-- Start of ENTRIES SUPPLIED --

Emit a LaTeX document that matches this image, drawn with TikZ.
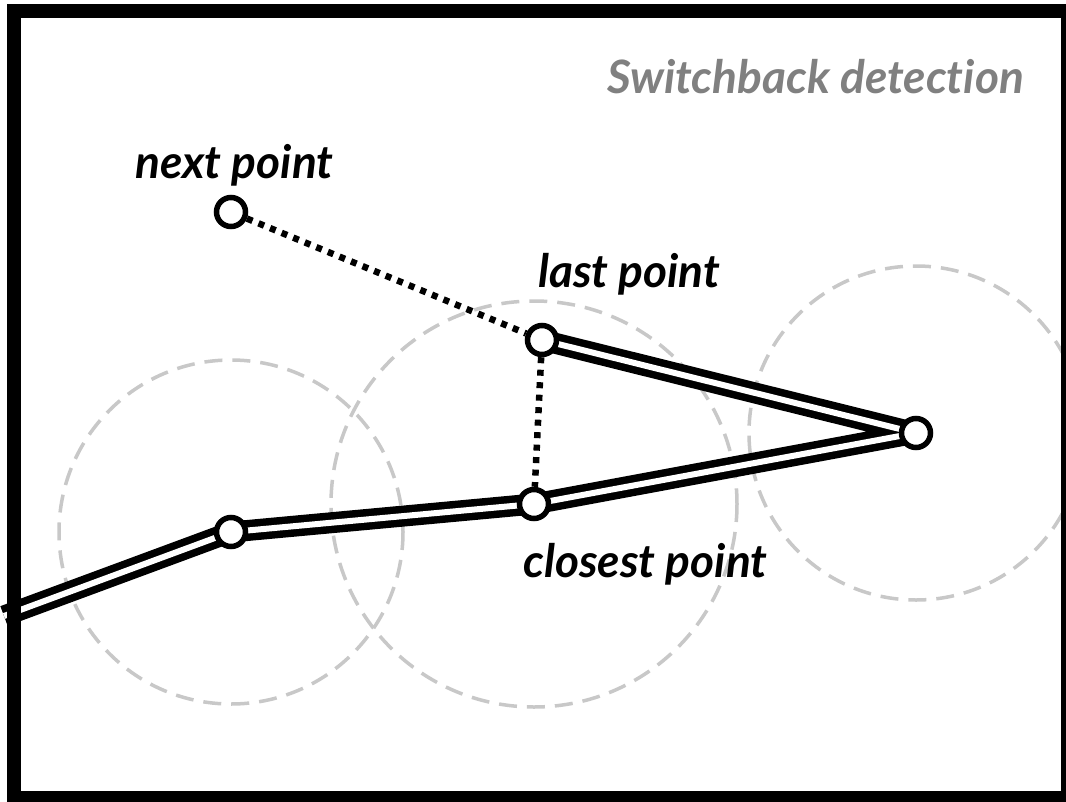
\documentclass[tikz,border=0pt]{standalone}
\usepackage{fontspec}
\setmainfont{Lato}[Ligatures=NoCommon]
\pgfdeclarelayer{circles}
\pgfdeclarelayer{lines}
\pgfdeclarelayer{front}
\pgfsetlayers{circles,lines,main,front}
\definecolor{ringgray}{RGB}{200,200,200}
\definecolor{titlegray}{RGB}{128,128,128}
\tikzset{
  pt/.style={circle, draw=black, fill=white, line width=5.5pt, minimum size=29pt, inner sep=0pt},
  track/.style={draw=black, line width=7.5pt, double=white, double distance=6pt, line join=round},
  dotline/.style={draw=black, line width=6.5pt, dash pattern=on 6pt off 6.5pt},
  ring/.style={draw=ringgray, line width=3.5pt, dash pattern=on 18pt off 10pt},
  lbl/.style={anchor=base west, inner sep=0pt, font=\fontsize{46}{54}\selectfont\bfseries\itshape},
}
\begin{document}
\begin{tikzpicture}[x=1pt, y=-1pt]
\useasboundingbox (0,0) rectangle (1066,801);
\clip (0,0) rectangle (1066,801);

\node[pt] (next) at (231,212) {};
\node[pt] (last) at (542,340) {};
\node[pt] (closest) at (534,504) {};
\node[pt] (apex) at (916,433) {};
\node[pt] (left) at (231,532) {};
\coordinate (start) at (4,616);

\begin{pgfonlayer}{circles}
\fill[white] (0,0) rectangle (1066,801);
\draw[ring] (left.center) circle[radius=172];
\draw[ring] (closest.center) circle[radius=203];
\draw[ring] (apex.center) circle[radius=167];
\end{pgfonlayer}

\begin{pgfonlayer}{lines}
\draw[track] (start) -- (left.center) -- (closest.center) -- (apex.center) -- (last.center);
\draw[dotline] (next) -- (last);
\draw[dotline] (last) -- (closest);
\end{pgfonlayer}

\node[lbl] (tnext) at (135,178) {next point};
\node[lbl] (tlast) at (538,287) {last point};
\node[lbl] (tclosest) at (523,577) {closest point};
\node[lbl, text=titlegray] (title) at (607,93) {Switchback detection};

\begin{pgfonlayer}{front}
\draw[black, line width=14pt] (13.5,11) rectangle (1068,798);
\end{pgfonlayer}
\end{tikzpicture}
\end{document}
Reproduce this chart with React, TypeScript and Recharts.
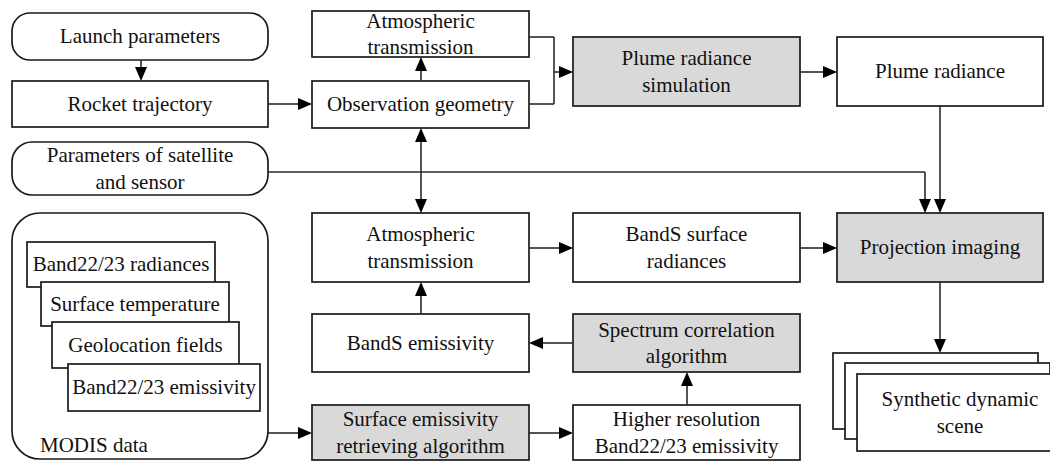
import { ComposedChart, XAxis, YAxis, ReferenceArea, ReferenceLine } from 'recharts'

// node texts
const launchText = ['Launch parameters']
const rocketText = ['Rocket trajectory']
const satText = ['Parameters of satellite', 'and sensor']
const modisText = ['MODIS data']
const modisItems = ['Band22/23 radiances', 'Surface temperature', 'Geolocation fields', 'Band22/23 emissivity']
const atmText = ['Atmospheric', 'transmission']
const obsText = ['Observation geometry']
const plumeSimText = ['Plume radiance', 'simulation']
const plumeText = ['Plume radiance']
const bandsSurfText = ['BandS surface', 'radiances']
const projText = ['Projection imaging']
const bandsEmisText = ['BandS emissivity']
const spectrumText = ['Spectrum correlation', 'algorithm']
const surfEmisText = ['Surface emissivity', 'retrieving algorithm']
const higherText = ['Higher resolution', 'Band22/23 emissivity']
const sceneText = ['Synthetic dynamic', 'scene']

const W = 1050
const H = 461
const FONT = 'Liberation Serif'
const FS = 21
const LINE_H = 26.5
const GRAY = '#d9d9d9'

type Node = {
  x: [number, number]
  y: [number, number]
  text: string[]
  fill?: string
  r?: number
  tx?: number
  ty?: number
  anchor?: 'start' | 'middle'
}

const nodes: Node[] = [
  { x: [12, 268], y: [13, 60], text: launchText, r: 18 },
  { x: [12, 268], y: [81, 127], text: rocketText },
  { x: [12, 268], y: [142, 195], text: satText, r: 20 },
  { x: [12, 268], y: [213, 459], text: modisText, r: 28, tx: 40, ty: 445, anchor: 'start' },
  { x: [27, 215], y: [242, 287], text: [modisItems[0]] },
  { x: [41, 229], y: [282, 326], text: [modisItems[1]] },
  { x: [52, 239], y: [322, 368], text: [modisItems[2]] },
  { x: [68, 260], y: [364, 411], text: [modisItems[3]] },
  { x: [312, 529], y: [11, 57], text: atmText },
  { x: [312, 529], y: [81, 128], text: obsText },
  { x: [573, 800], y: [37, 106], text: plumeSimText, fill: GRAY },
  { x: [837, 1043], y: [37, 106], text: plumeText },
  { x: [312, 529], y: [213, 282], text: atmText },
  { x: [573, 800], y: [213, 282], text: bandsSurfText },
  { x: [837, 1043], y: [213, 282], text: projText, fill: GRAY },
  { x: [312, 529], y: [314, 372], text: bandsEmisText },
  { x: [573, 800], y: [314, 372], text: spectrumText, fill: GRAY },
  { x: [312, 529], y: [405, 460], text: surfEmisText, fill: GRAY },
  { x: [573, 800], y: [405, 460], text: higherText },
  { x: [833, 1038], y: [353, 429], text: [] },
  { x: [845, 1050], y: [363, 439], text: [] },
  { x: [857, 1063], y: [374, 451], text: sceneText },
]

// [x1, y1, x2, y2, arrowhead at end]
type Edge = [number, number, number, number, boolean]
const edges: Edge[] = [
  [141, 60, 141, 81, true],
  [268, 104, 312, 104, true],
  [421, 81, 421, 57, true],
  [529, 37, 554, 37, false],
  [554, 37, 554, 104, false],
  [529, 104, 554, 104, false],
  [554, 72, 573, 72, true],
  [800, 72, 837, 72, true],
  [940, 106, 940, 213, true],
  [268, 172, 925, 172, false],
  [925, 172, 925, 213, true],
  [421, 150, 421, 128, true],
  [421, 150, 421, 213, true],
  [529, 248, 573, 248, true],
  [800, 248, 837, 248, true],
  [421, 314, 421, 282, true],
  [573, 343, 529, 343, true],
  [687, 405, 687, 372, true],
  [268, 433, 312, 433, true],
  [529, 433, 573, 433, true],
  [940, 282, 940, 353, true],
]

function boxShape(n: Node) {
  return (p: any) => {
    const { x, y, width, height } = p
    const cx = n.tx ?? x + width / 2
    const cy = n.ty ?? y + height / 2
    const start = cy - ((n.text.length - 1) * LINE_H) / 2
    return (
      <g>
        <rect
          x={x}
          y={y}
          width={width}
          height={height}
          rx={n.r ?? 0}
          ry={n.r ?? 0}
          fill={n.fill ?? '#fff'}
          stroke="#1a1a1a"
          strokeWidth={1.7}
        />
        {n.text.map((t, i) => (
          <text
            key={i}
            x={cx}
            y={start + i * LINE_H + FS * 0.33}
            textAnchor={n.anchor ?? 'middle'}
            fontFamily={FONT}
            fontSize={FS}
            fill="#111"
          >
            {t}
          </text>
        ))}
      </g>
    )
  }
}

function edgeShape(arrow: boolean) {
  return (p: any) => {
    const { x1, y1, x2, y2 } = p
    const dx = x2 - x1
    const dy = y2 - y1
    const len = Math.hypot(dx, dy) || 1
    const ux = dx / len
    const uy = dy / len
    const L = 14
    const hw = 6
    const bx = x2 - ux * L
    const by = y2 - uy * L
    const pts = `${x2},${y2} ${bx - uy * hw},${by + ux * hw} ${bx + uy * hw},${by - ux * hw}`
    return (
      <g>
        <line x1={x1} y1={y1} x2={arrow ? bx : x2} y2={arrow ? by : y2} stroke="#2a2a2a" strokeWidth={1.6} />
        {arrow && <polygon points={pts} fill="#000" />}
      </g>
    )
  }
}

export default function App() {
  return (
    <div style={{ position: 'absolute', left: 0, top: 0, width: W, height: H, background: '#fff' }}>
      <ComposedChart width={W} height={H} margin={{ top: 0, right: 0, bottom: 0, left: 0 }}>
        <XAxis type="number" dataKey="x" domain={[0, W]} allowDataOverflow hide />
        <YAxis type="number" dataKey="y" domain={[0, H]} allowDataOverflow reversed hide />
        {edges.map((e, i) => (
          <ReferenceLine
            key={`e${i}`}
            segment={[{ x: e[0], y: e[1] }, { x: e[2], y: e[3] }]}
            ifOverflow="visible"
            shape={edgeShape(e[4])}
          />
        ))}
        {nodes.map((n, i) => (
          <ReferenceArea
            key={`n${i}`}
            x1={n.x[0]}
            x2={n.x[1]}
            y1={n.y[0]}
            y2={n.y[1]}
            ifOverflow="visible"
            shape={boxShape(n)}
          />
        ))}
      </ComposedChart>
    </div>
  )
}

-- End of ENTRIES SUPPLIED --

• STATED PROBLEM: Extract the part of the records that opens with the line containing "Reproduce this chart" and closes with the line containing "const GRAY = '#d9d9d9'". Take only those lines, exactly, and no pictures.

• TASK RESPONSE:
Reproduce this chart with React, TypeScript and Recharts.
import { ComposedChart, XAxis, YAxis, ReferenceArea, ReferenceLine } from 'recharts'

// node texts
const launchText = ['Launch parameters']
const rocketText = ['Rocket trajectory']
const satText = ['Parameters of satellite', 'and sensor']
const modisText = ['MODIS data']
const modisItems = ['Band22/23 radiances', 'Surface temperature', 'Geolocation fields', 'Band22/23 emissivity']
const atmText = ['Atmospheric', 'transmission']
const obsText = ['Observation geometry']
const plumeSimText = ['Plume radiance', 'simulation']
const plumeText = ['Plume radiance']
const bandsSurfText = ['BandS surface', 'radiances']
const projText = ['Projection imaging']
const bandsEmisText = ['BandS emissivity']
const spectrumText = ['Spectrum correlation', 'algorithm']
const surfEmisText = ['Surface emissivity', 'retrieving algorithm']
const higherText = ['Higher resolution', 'Band22/23 emissivity']
const sceneText = ['Synthetic dynamic', 'scene']

const W = 1050
const H = 461
const FONT = 'Liberation Serif'
const FS = 21
const LINE_H = 26.5
const GRAY = '#d9d9d9'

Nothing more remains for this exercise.